Между тем события в мире развивались своим чередом, конфликт в Гималаях не то что утих, но потерял остроту. В субботу, 20 октября, отец встретился с Твардовским, скорее всего в ЦК. В журнале посещений его Кремлевского кабинета приход Твардовского не зафиксирован, в нем вообще в тот день не сделано никаких записей. Позволю себе повториться, здесь это мне представляется уместным, что отец любил Твардовского как поэта. Его стихи своей крестьянской напевностью будили воспоминания детства, уводил далеко-далеко, на Курщину, в родную Калиновку. Восхищал отца и «Теркин» — истинно народная баллада о солдате-стратотерпце и солдате-победителе. А вот с Твардовским-редактором отношения складывались, как я тоже писал, неровно, то отец всецело поддерживал его, то с подачи Суслова, Шепилова и иже с ними, обрушивал на «Новый мир» и его редактора громы и молнии идеологических обвинений.

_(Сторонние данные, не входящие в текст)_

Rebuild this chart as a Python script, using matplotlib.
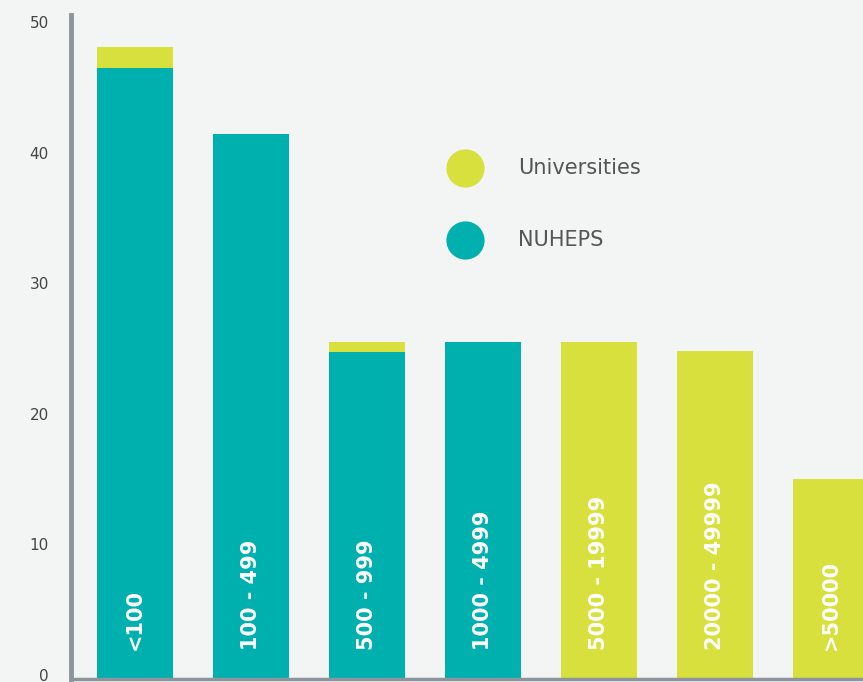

На сей раз встреча прошла на дружеской ноте. «Меня встретили с такой благосклонностью, как никогда раньше. Я понял, что произошла какая-то общая подвижка льдов», — рассказывал Твардовский по возвращении из ЦК своим единомышленникам.

21 октября Александр Трифонович подробно описал в дневнике, что происходило накануне: «Вчера наконец состоялась встреча с Н[икитой] С[ергеевичем], которая последние 1–1 1/2 м[еся]ца составляла главную мою заботу, напряжение, а в последние дни просто-таки мучительное нетерпение. Лишь накануне мне пришла простая догадка о том, что Н[икита] С[ергеевич] знать не знает о том, что я знаю о его намерении встретиться со мной. Поэтому-то никакими обязательствами обещания, назначенности дня — как если бы я сам просил о приеме или он уведомил меня о своем желании видеть меня, — ничего этого у него не могло быть. И я не мог даже посетовать на него, — так уж все это сложилось. В четверг мне Лебедев сказал, что “либо завтра, либо послезавтра (т. е. в пятницу, 19 октября, либо в субботу, 20 октября. — С. Х.)”. Пятница прошла — ни звука. Утром вчера Лебедев посоветовал: “Позвоните”.

— Поехать на вертушку?

— Зачем, по городскому.

— Соединят ли?

— Я там договорился с т. Серегиным. (Серегин — офицер КГБ, один из дежурных в приемной Хрущева. — С. Х.).

Звоню:

— Товарищ Серегин?

— Да, товарищ Серегин, — отвечает тов. Серегин.

— Нельзя ли просить…

— Нет, по этому телефону он не может. Я доложу и позвоню вам. Не менее чем через час: “Приезжайте к нам”.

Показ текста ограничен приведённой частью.